Written instruction
Leave out the pictures, and write out exactly the lines from the beginning of the material to the line holding "ax2.yaxis.set_label_coords(1.068, 0.5)", that line included, and nothing else.

━━━ Available records ━━━

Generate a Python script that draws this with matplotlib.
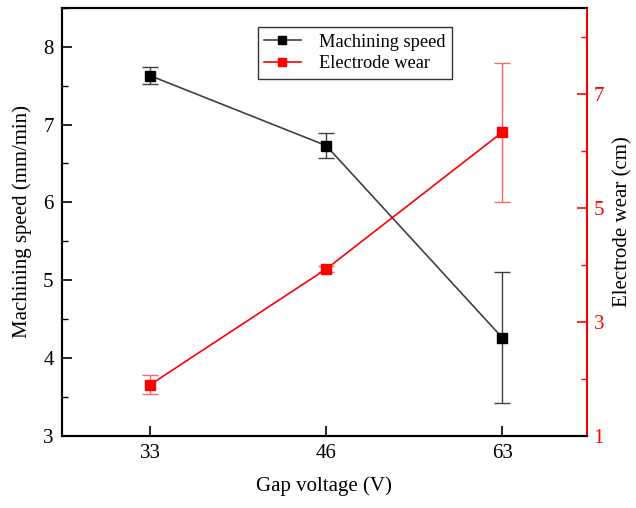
import matplotlib.pyplot as plt
from matplotlib.ticker import MultipleLocator, FixedLocator
from matplotlib.lines import Line2D

plt.rcParams['font.family'] = ['Liberation Serif', 'DejaVu Serif']

voltages = ["33", "46", "63"]
speed = [7.63, 6.73, 4.26]
speed_err = [0.11, 0.16, 0.84]
wear = [1.89, 3.92, 6.32]
wear_err = [0.17, 0.05, 1.22]

x = [1, 2, 3]

fig = plt.figure(figsize=(6.36, 5.08), dpi=100)
ax = fig.add_axes([0.0975, 0.1427, 0.825, 0.8415])
ax2 = ax.twinx()

ax.errorbar(x, speed, yerr=speed_err, color="#404040", marker='s', markersize=7,
            markerfacecolor='black', markeredgecolor='black', linewidth=1.2,
            elinewidth=1.0, capsize=6, capthick=1.0)
ax2.errorbar(x, wear, yerr=wear_err, color="red", marker='s', markersize=7,
             linewidth=1.2, elinewidth=1.0, ecolor=(1, 0.4, 0.4), capsize=6,
             capthick=1.0)

ax.set_xlim(0.5, 3.48)
ax.set_xticks(x)
ax.set_xticklabels(voltages)
ax.set_ylim(3, 8.5)
ax.yaxis.set_major_locator(MultipleLocator(1))
ax.yaxis.set_minor_locator(MultipleLocator(0.5))
ax2.set_ylim(1, 8.5)
ax2.yaxis.set_major_locator(FixedLocator([1, 3, 5, 7]))
ax2.yaxis.set_minor_locator(FixedLocator([2, 4, 6, 8]))

ax.tick_params(axis='both', which='major', direction='in', length=7, width=1.2,
               labelsize=15, pad=6)
ax.tick_params(axis='y', which='minor', direction='in', length=4, width=1.0)
ax.tick_params(axis='x', top=False)
ax2.tick_params(axis='y', which='major', direction='in', length=7, width=1.2,
                colors='red', labelsize=15, pad=5)
ax2.tick_params(axis='y', which='minor', direction='in', length=4, width=1.0, colors='red')

for s in ax.spines.values():
    s.set_linewidth(1.5)
for s in ax2.spines.values():
    s.set_linewidth(1.5)
ax2.spines['right'].set_color('red')
ax.spines['right'].set_visible(False)

ax.set_xlabel("Gap voltage (V)", fontsize=15, labelpad=10)
ax.set_ylabel("Machining speed (mm/min)", fontsize=15, labelpad=8)
ax2.set_ylabel("Electrode wear (cm)", fontsize=15, rotation=90, va='center')
ax2.yaxis.set_label_coords(1.068, 0.5)

h1 = Line2D([], [], color="#404040", marker='s', markersize=6,
            markerfacecolor='black', markeredgecolor='black', linewidth=1.2)
h2 = Line2D([], [], color="red", marker='s', markersize=6, linewidth=1.2)
leg = ax.legend([h1, h2], ["Machining speed", "Electrode wear"], loc='upper left',
                bbox_to_anchor=(0.373, 0.955), borderaxespad=0, fontsize=13.2,
                frameon=True, fancybox=False, edgecolor='black', handlelength=2.0,
                borderpad=0.35, labelspacing=0.25, handletextpad=1.0)
leg.get_frame().set_linewidth(1.0)

fig.savefig("out.png", dpi=100)
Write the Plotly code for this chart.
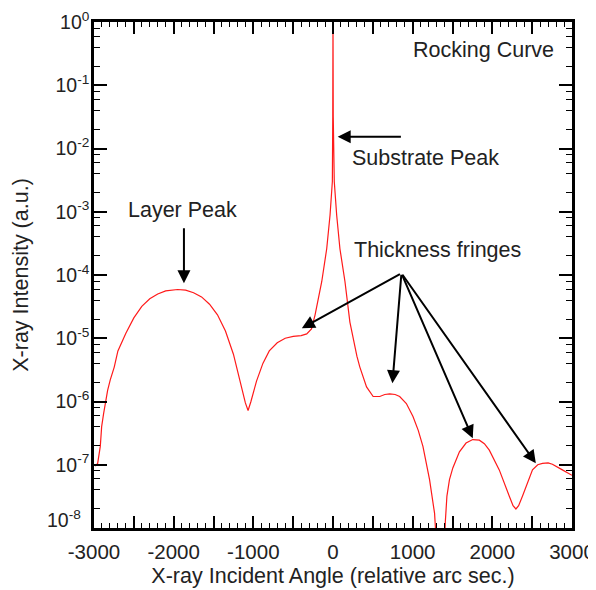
import plotly.graph_objects as go

# Rocking curve data (angle in arc sec, intensity a.u.)
angle = [-2985, -2954, -2921, -2904, -2879, -2858, -2829, -2796, -2746, -2700, -2600, -2500,
         -2400, -2300, -2200, -2100, -2000, -1950, -1850, -1750, -1650, -1550, -1450, -1350,
         -1250, -1170, -1100, -1066, -1030, -960, -880, -800, -700, -600, -500, -400, -330,
         -270, -225, -141, -79, -37, -8, -3, 0, 3, 16, 46, 87, 150, 212, 254, 300, 337, 421,
         504, 587, 650, 712, 780, 837, 921, 1004, 1070, 1129, 1212, 1275, 1300, 1340, 1400,
         1410, 1430, 1462, 1504, 1587, 1670, 1754, 1837, 1900, 1962, 2087, 2212, 2260, 2296,
         2330, 2379, 2450, 2504, 2570, 2629, 2700, 2754, 2879, 2983, 3000]
intensity = [9.5e-8, 1.05e-7, 1.95e-7, 4.0e-7, 6.5e-7, 9.3e-7, 1.5e-6, 2.2e-6, 3.5e-6, 6.3e-6,
             1.2e-5, 2.1e-5, 3.2e-5, 4.2e-5, 5.0e-5, 5.6e-5, 5.9e-5, 5.9e-5, 5.75e-5, 5.25e-5,
             4.5e-5, 3.45e-5, 2.35e-5, 1.3e-5, 5.6e-6, 2.1e-6, 9.5e-7, 7.2e-7, 1.0e-6, 2.1e-6,
             4.0e-6, 6.3e-6, 8.5e-6, 1.0e-5, 1.07e-5, 1.1e-5, 1.17e-5, 1.4e-5, 2.35e-5, 7.9e-5,
             2.6e-4, 8.9e-4, 3.0e-3, 3.2e-2, 1.0, 3.2e-2, 3.0e-3, 8.9e-4, 2.6e-4, 7.9e-5, 1.8e-5,
             9.3e-6, 5.2e-6, 3.5e-6, 1.7e-6, 1.2e-6, 1.2e-6, 1.29e-6, 1.32e-6, 1.29e-6, 1.2e-6,
             9.3e-7, 5.8e-7, 3.5e-7, 1.95e-7, 5.8e-8, 1.7e-8, 5.0e-9, 1.0e-9, 5.0e-9,
             1.26e-8, 3.2e-8, 5.8e-8, 8.9e-8, 1.6e-7, 2.2e-7, 2.5e-7, 2.45e-7, 2.15e-7, 1.7e-7,
             8.3e-8, 3.2e-8, 2.25e-8, 2.0e-8, 2.25e-8, 3.2e-8, 5.6e-8, 8.3e-8, 1.0e-7, 1.05e-7,
             1.07e-7, 1.02e-7, 8.3e-8, 6.9e-8, 6.8e-8]

x_tickvals = [-3000, -2500, -2000, -1500, -1000, -500, 0, 500, 1000, 1500, 2000, 2500, 3000]
x_ticktext = ["-3000", "", "-2000", "", "-1000", "", "0", "", "1000", "", "2000", "", "3000"]
y_exponents = [0, -1, -2, -3, -4, -5, -6, -7]
y_minor_digits = [2, 4, 6, 8]

FONT = "Liberation Sans, Arial, Helvetica, sans-serif"
TXT = "#222222"
FS_X = 20.5
FS_Y = 19.5
FS_TXT = 21.5

y_tickvals = [10.0 ** e for e in y_exponents]
y_ticktext = ["10<sup>%d</sup>" % e for e in y_exponents]
y_minor = [d * 10.0 ** e for e in range(-8, 0) for d in y_minor_digits]

fig = go.Figure()
fig.add_trace(go.Scatter(x=angle, y=intensity, mode="lines",
                         line=dict(color="#ff1a1a", width=1.2), showlegend=False,
                         hoverinfo="skip"))

# page body adds ~8px offset, so the figure is slightly smaller than the window
fig.update_layout(
    width=588, height=582,
    margin=dict(l=86, r=24, t=14, b=62),
    paper_bgcolor="white", plot_bgcolor="white",
    font=dict(family=FONT, size=FS_X, color=TXT),
    xaxis=dict(range=[-3000, 3000], tickmode="array", tickvals=x_tickvals, ticktext=x_ticktext,
               ticks="inside", ticklen=12, tickwidth=1.5, tickcolor="black",
               showline=True, linewidth=2.5, linecolor="black", mirror="allticks",
               showgrid=False, zeroline=False, automargin=False, ticklabelstandoff=4,
               ticklabeloverflow="allow",
               minor=dict(dtick=100, ticks="inside", ticklen=5, tickwidth=1.3,
                          tickcolor="black", showgrid=False),
               title=dict(text="X-ray Incident Angle (relative arc sec.)", standoff=6,
                          font=dict(size=FS_TXT)),
               tickfont=dict(size=FS_X)),
    yaxis=dict(type="log", range=[-8, 0], tickmode="array", tickvals=y_tickvals,
               ticktext=y_ticktext,
               ticks="inside", ticklen=13, tickwidth=1.5, tickcolor="black",
               showline=True, linewidth=2.5, linecolor="black", mirror="allticks",
               showgrid=False, zeroline=False, automargin=False, ticklabelstandoff=-2,
               ticklabeloverflow="allow",
               minor=dict(tickmode="array", tickvals=y_minor, ticks="inside", ticklen=6,
                          tickwidth=1.3, tickcolor="black", showgrid=False),
               title=dict(text="X-ray Intensity (a.u.)", standoff=21, font=dict(size=FS_TXT)),
               tickfont=dict(size=FS_Y)),
)

arrow_style = dict(showarrow=True, arrowhead=2, arrowsize=1.3, arrowwidth=2,
                   arrowcolor="black", axref="x", ayref="y", xref="x", yref="y")

annotations = [
    # 10^-8 tick label, nudged up like the original
    dict(text="10<sup>-8</sup>", xref="paper", x=0, xanchor="right", xshift=-11,
         yref="y", y=-8, yanchor="middle", yshift=9, showarrow=False,
         font=dict(size=FS_Y)),
    dict(text="Rocking Curve", xref="x", yref="y", x=2800, y=-0.443, xanchor="right",
         yanchor="middle", showarrow=False, font=dict(size=FS_TXT)),
    dict(text="Layer Peak", xref="x", yref="y", x=-1887, y=-2.97, xanchor="center",
         yanchor="middle", showarrow=False, font=dict(size=FS_TXT)),
    dict(text="Substrate Peak", xref="x", yref="y", x=212, y=-2.15, xanchor="left",
         yanchor="middle", showarrow=False, font=dict(size=FS_TXT)),
    dict(text="Thickness fringes", xref="x", yref="y", x=1312, y=-3.60, xanchor="center",
         yanchor="middle", showarrow=False, font=dict(size=FS_TXT)),
    dict(text="", x=-1871, y=-4.13, ax=-1871, ay=-3.236, **arrow_style),
    dict(text="", x=59, y=-1.813, ax=871, ay=-1.813, **arrow_style),
    dict(text="", x=-391, y=-4.843, ax=859, ay=-3.973, **arrow_style),
    dict(text="", x=746, y=-5.712, ax=859, ay=-3.973, **arrow_style),
    dict(text="", x=1754, y=-6.582, ax=859, ay=-3.973, **arrow_style),
    dict(text="", x=2546, y=-6.977, ax=859, ay=-3.973, **arrow_style),
]
fig.update_layout(annotations=annotations)

fig.write_html("out.html")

━━━

Answer below
Generate a Python script that draws this with matplotlib.
import matplotlib.pyplot as plt
from matplotlib.ticker import MultipleLocator, FixedLocator
from matplotlib.lines import Line2D

plt.rcParams['font.family'] = ['Liberation Serif', 'DejaVu Serif']

voltages = ["33", "46", "63"]
speed = [7.63, 6.73, 4.26]
speed_err = [0.11, 0.16, 0.84]
wear = [1.89, 3.92, 6.32]
wear_err = [0.17, 0.05, 1.22]

x = [1, 2, 3]

fig = plt.figure(figsize=(6.36, 5.08), dpi=100)
ax = fig.add_axes([0.0975, 0.1427, 0.825, 0.8415])
ax2 = ax.twinx()

ax.errorbar(x, speed, yerr=speed_err, color="#404040", marker='s', markersize=7,
            markerfacecolor='black', markeredgecolor='black', linewidth=1.2,
            elinewidth=1.0, capsize=6, capthick=1.0)
ax2.errorbar(x, wear, yerr=wear_err, color="red", marker='s', markersize=7,
             linewidth=1.2, elinewidth=1.0, ecolor=(1, 0.4, 0.4), capsize=6,
             capthick=1.0)

ax.set_xlim(0.5, 3.48)
ax.set_xticks(x)
ax.set_xticklabels(voltages)
ax.set_ylim(3, 8.5)
ax.yaxis.set_major_locator(MultipleLocator(1))
ax.yaxis.set_minor_locator(MultipleLocator(0.5))
ax2.set_ylim(1, 8.5)
ax2.yaxis.set_major_locator(FixedLocator([1, 3, 5, 7]))
ax2.yaxis.set_minor_locator(FixedLocator([2, 4, 6, 8]))

ax.tick_params(axis='both', which='major', direction='in', length=7, width=1.2,
               labelsize=15, pad=6)
ax.tick_params(axis='y', which='minor', direction='in', length=4, width=1.0)
ax.tick_params(axis='x', top=False)
ax2.tick_params(axis='y', which='major', direction='in', length=7, width=1.2,
                colors='red', labelsize=15, pad=5)
ax2.tick_params(axis='y', which='minor', direction='in', length=4, width=1.0, colors='red')

for s in ax.spines.values():
    s.set_linewidth(1.5)
for s in ax2.spines.values():
    s.set_linewidth(1.5)
ax2.spines['right'].set_color('red')
ax.spines['right'].set_visible(False)

ax.set_xlabel("Gap voltage (V)", fontsize=15, labelpad=10)
ax.set_ylabel("Machining speed (mm/min)", fontsize=15, labelpad=8)
ax2.set_ylabel("Electrode wear (cm)", fontsize=15, rotation=90, va='center')
ax2.yaxis.set_label_coords(1.068, 0.5)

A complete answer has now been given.